ЛЕВКИН. Что я, как человек, державший в руках диктофон, могу добавить к вышесказанному? Во-первых – некоторые технические подробности. Разговор продолжался около полутора часов – ну, две стороны кассеты. Как уже понятно из самой беседы, сопровождалась она питьем спиртного напитка, а именно – водки «Rossia» в количестве двухлитровых бутылок. Диктофон при этом не выключался, равно как впоследствии не производилось практически никаких подчисток текста: ни с точки зрения отдельных купюр, ни на уровне облагораживания устной речи.
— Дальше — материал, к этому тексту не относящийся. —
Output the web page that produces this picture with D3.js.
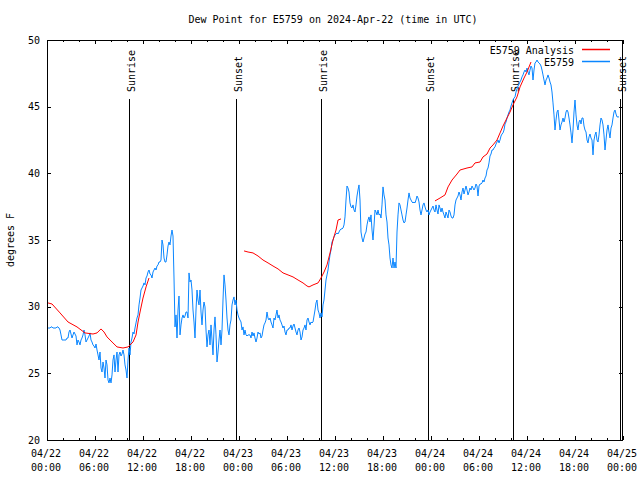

Во-вторых, хочу отметить, что в данной ситуации имел место тот редкий случай, когда рассуждения о процессе происходили в ходе самого процесса и, более того, являлись его неотъемлемой частью. Право же, таких занятий на свете очень мало, если это вообще не единственное. Поэтому, возможно, общий ход разговора говорит о предмете больше, нежели все высказанные на его счет мнения. Что еще? Как можно увидеть, по ходу дела все мнения людей, участвовавших в беседе, породили для каждого из нас именно тот вариант состояния, возникающий в результате питья, который каждый декларировал. Что из этого следует? А вполне теоретическое утверждение: любой метаязык, любое метаописание предмета или занятия всегда гораздо более привязаны к личности человека, ему приверженного, нежели к самому языку или процессу. И что самое замечательное, по ходу занятия приставка «мета» растворяется, отдельная личность со свойственным ей внеположным отношением к предмету уходит в сторону, исчезает. Метаязык становится языком, метаописание становится ненужным, поскольку остается только сам язык, только само занятие.